### RECORDED INFORMATION
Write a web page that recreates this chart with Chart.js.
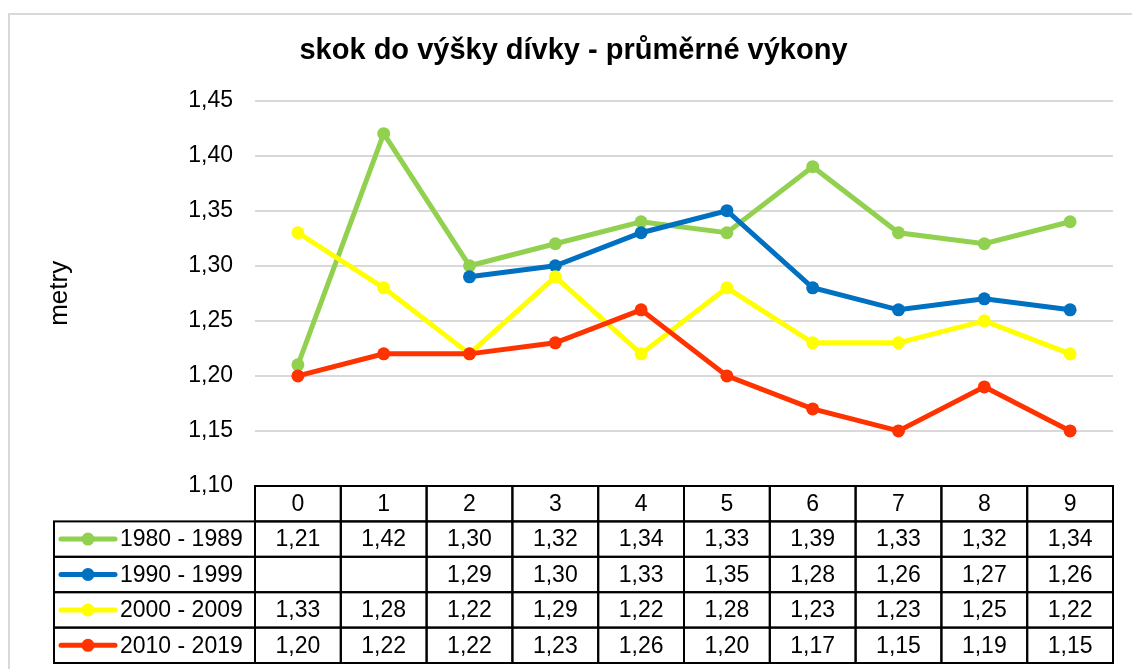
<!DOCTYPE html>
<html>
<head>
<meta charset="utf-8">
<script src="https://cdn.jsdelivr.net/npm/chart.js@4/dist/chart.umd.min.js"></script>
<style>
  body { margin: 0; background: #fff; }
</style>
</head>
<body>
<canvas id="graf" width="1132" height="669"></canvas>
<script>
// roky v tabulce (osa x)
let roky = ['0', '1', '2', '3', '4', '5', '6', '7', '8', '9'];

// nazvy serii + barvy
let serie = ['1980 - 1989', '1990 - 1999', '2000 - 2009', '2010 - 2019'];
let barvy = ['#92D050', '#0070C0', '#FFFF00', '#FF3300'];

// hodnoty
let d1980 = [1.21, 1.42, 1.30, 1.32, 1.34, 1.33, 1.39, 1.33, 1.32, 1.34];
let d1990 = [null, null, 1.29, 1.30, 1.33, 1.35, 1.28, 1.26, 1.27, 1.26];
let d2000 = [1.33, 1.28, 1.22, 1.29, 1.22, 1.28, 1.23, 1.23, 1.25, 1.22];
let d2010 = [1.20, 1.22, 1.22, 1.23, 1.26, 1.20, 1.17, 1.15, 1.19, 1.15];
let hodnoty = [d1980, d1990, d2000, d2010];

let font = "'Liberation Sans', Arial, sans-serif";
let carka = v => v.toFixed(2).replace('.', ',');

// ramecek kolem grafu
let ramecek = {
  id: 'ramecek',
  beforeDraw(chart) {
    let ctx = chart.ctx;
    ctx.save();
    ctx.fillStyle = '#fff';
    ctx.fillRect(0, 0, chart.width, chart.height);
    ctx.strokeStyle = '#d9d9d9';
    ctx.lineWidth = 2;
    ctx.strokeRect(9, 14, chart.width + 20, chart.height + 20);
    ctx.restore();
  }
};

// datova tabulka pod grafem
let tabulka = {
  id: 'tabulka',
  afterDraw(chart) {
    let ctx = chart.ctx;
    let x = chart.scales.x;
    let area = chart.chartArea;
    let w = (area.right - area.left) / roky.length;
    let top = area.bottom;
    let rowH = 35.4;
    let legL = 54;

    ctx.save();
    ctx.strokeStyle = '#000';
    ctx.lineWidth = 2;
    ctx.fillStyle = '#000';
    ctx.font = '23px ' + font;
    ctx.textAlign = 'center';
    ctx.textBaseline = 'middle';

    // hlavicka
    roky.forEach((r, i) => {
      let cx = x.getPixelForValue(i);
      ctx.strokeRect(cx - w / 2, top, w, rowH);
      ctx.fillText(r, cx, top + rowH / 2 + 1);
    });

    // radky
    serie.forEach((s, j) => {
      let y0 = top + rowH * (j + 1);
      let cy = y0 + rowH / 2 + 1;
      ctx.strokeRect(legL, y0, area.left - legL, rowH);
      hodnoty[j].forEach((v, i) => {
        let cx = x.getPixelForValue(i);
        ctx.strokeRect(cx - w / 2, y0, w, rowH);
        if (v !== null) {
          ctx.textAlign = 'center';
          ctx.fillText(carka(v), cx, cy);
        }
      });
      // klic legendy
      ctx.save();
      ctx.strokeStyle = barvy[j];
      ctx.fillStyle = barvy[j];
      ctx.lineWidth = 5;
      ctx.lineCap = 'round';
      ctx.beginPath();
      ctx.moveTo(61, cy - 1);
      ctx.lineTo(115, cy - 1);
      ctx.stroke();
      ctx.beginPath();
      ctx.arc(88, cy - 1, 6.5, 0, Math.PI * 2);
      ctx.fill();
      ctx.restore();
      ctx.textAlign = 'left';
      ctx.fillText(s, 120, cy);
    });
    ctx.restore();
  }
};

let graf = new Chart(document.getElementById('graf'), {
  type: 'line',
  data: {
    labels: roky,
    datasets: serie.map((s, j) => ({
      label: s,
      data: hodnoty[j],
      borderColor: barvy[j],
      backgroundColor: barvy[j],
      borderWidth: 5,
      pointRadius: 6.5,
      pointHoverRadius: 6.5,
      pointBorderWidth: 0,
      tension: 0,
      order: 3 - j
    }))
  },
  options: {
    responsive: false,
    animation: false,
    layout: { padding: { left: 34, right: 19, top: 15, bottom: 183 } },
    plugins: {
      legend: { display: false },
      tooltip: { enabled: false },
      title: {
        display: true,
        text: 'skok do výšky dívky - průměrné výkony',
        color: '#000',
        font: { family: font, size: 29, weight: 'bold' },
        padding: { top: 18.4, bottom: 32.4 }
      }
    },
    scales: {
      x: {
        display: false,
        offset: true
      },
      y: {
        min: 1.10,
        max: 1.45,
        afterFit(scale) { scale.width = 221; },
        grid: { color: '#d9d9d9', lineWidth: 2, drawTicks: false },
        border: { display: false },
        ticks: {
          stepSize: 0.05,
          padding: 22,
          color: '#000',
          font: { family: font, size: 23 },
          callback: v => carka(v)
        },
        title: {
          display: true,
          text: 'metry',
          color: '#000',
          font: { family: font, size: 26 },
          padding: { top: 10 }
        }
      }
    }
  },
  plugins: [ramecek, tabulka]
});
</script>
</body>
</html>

### WHAT TO DO
Transcribe each line above verbatim, with the pictures left out.

### PROBLEM SOLUTION
Write a web page that recreates this chart with Chart.js.
<!DOCTYPE html>
<html>
<head>
<meta charset="utf-8">
<script src="https://cdn.jsdelivr.net/npm/chart.js@4/dist/chart.umd.min.js"></script>
<style>
  body { margin: 0; background: #fff; }
</style>
</head>
<body>
<canvas id="graf" width="1132" height="669"></canvas>
<script>
// roky v tabulce (osa x)
let roky = ['0', '1', '2', '3', '4', '5', '6', '7', '8', '9'];

// nazvy serii + barvy
let serie = ['1980 - 1989', '1990 - 1999', '2000 - 2009', '2010 - 2019'];
let barvy = ['#92D050', '#0070C0', '#FFFF00', '#FF3300'];

// hodnoty
let d1980 = [1.21, 1.42, 1.30, 1.32, 1.34, 1.33, 1.39, 1.33, 1.32, 1.34];
let d1990 = [null, null, 1.29, 1.30, 1.33, 1.35, 1.28, 1.26, 1.27, 1.26];
let d2000 = [1.33, 1.28, 1.22, 1.29, 1.22, 1.28, 1.23, 1.23, 1.25, 1.22];
let d2010 = [1.20, 1.22, 1.22, 1.23, 1.26, 1.20, 1.17, 1.15, 1.19, 1.15];
let hodnoty = [d1980, d1990, d2000, d2010];

let font = "'Liberation Sans', Arial, sans-serif";
let carka = v => v.toFixed(2).replace('.', ',');

// ramecek kolem grafu
let ramecek = {
  id: 'ramecek',
  beforeDraw(chart) {
    let ctx = chart.ctx;
    ctx.save();
    ctx.fillStyle = '#fff';
    ctx.fillRect(0, 0, chart.width, chart.height);
    ctx.strokeStyle = '#d9d9d9';
    ctx.lineWidth = 2;
    ctx.strokeRect(9, 14, chart.width + 20, chart.height + 20);
    ctx.restore();
  }
};

// datova tabulka pod grafem
let tabulka = {
  id: 'tabulka',
  afterDraw(chart) {
    let ctx = chart.ctx;
    let x = chart.scales.x;
    let area = chart.chartArea;
    let w = (area.right - area.left) / roky.length;
    let top = area.bottom;
    let rowH = 35.4;
    let legL = 54;

    ctx.save();
    ctx.strokeStyle = '#000';
    ctx.lineWidth = 2;
    ctx.fillStyle = '#000';
    ctx.font = '23px ' + font;
    ctx.textAlign = 'center';
    ctx.textBaseline = 'middle';

    // hlavicka
    roky.forEach((r, i) => {
      let cx = x.getPixelForValue(i);
      ctx.strokeRect(cx - w / 2, top, w, rowH);
      ctx.fillText(r, cx, top + rowH / 2 + 1);
    });

    // radky
    serie.forEach((s, j) => {
      let y0 = top + rowH * (j + 1);
      let cy = y0 + rowH / 2 + 1;
      ctx.strokeRect(legL, y0, area.left - legL, rowH);
      hodnoty[j].forEach((v, i) => {
        let cx = x.getPixelForValue(i);
        ctx.strokeRect(cx - w / 2, y0, w, rowH);
        if (v !== null) {
          ctx.textAlign = 'center';
          ctx.fillText(carka(v), cx, cy);
        }
      });
      // klic legendy
      ctx.save();
      ctx.strokeStyle = barvy[j];
      ctx.fillStyle = barvy[j];
      ctx.lineWidth = 5;
      ctx.lineCap = 'round';
      ctx.beginPath();
      ctx.moveTo(61, cy - 1);
      ctx.lineTo(115, cy - 1);
      ctx.stroke();
      ctx.beginPath();
      ctx.arc(88, cy - 1, 6.5, 0, Math.PI * 2);
      ctx.fill();
      ctx.restore();
      ctx.textAlign = 'left';
      ctx.fillText(s, 120, cy);
    });
    ctx.restore();
  }
};

let graf = new Chart(document.getElementById('graf'), {
  type: 'line',
  data: {
    labels: roky,
    datasets: serie.map((s, j) => ({
      label: s,
      data: hodnoty[j],
      borderColor: barvy[j],
      backgroundColor: barvy[j],
      borderWidth: 5,
      pointRadius: 6.5,
      pointHoverRadius: 6.5,
      pointBorderWidth: 0,
      tension: 0,
      order: 3 - j
    }))
  },
  options: {
    responsive: false,
    animation: false,
    layout: { padding: { left: 34, right: 19, top: 15, bottom: 183 } },
    plugins: {
      legend: { display: false },
      tooltip: { enabled: false },
      title: {
        display: true,
        text: 'skok do výšky dívky - průměrné výkony',
        color: '#000',
        font: { family: font, size: 29, weight: 'bold' },
        padding: { top: 18.4, bottom: 32.4 }
      }
    },
    scales: {
      x: {
        display: false,
        offset: true
      },
      y: {
        min: 1.10,
        max: 1.45,
        afterFit(scale) { scale.width = 221; },
        grid: { color: '#d9d9d9', lineWidth: 2, drawTicks: false },
        border: { display: false },
        ticks: {
          stepSize: 0.05,
          padding: 22,
          color: '#000',
          font: { family: font, size: 23 },
          callback: v => carka(v)
        },
        title: {
          display: true,
          text: 'metry',
          color: '#000',
          font: { family: font, size: 26 },
          padding: { top: 10 }
        }
      }
    }
  },
  plugins: [ramecek, tabulka]
});
</script>
</body>
</html>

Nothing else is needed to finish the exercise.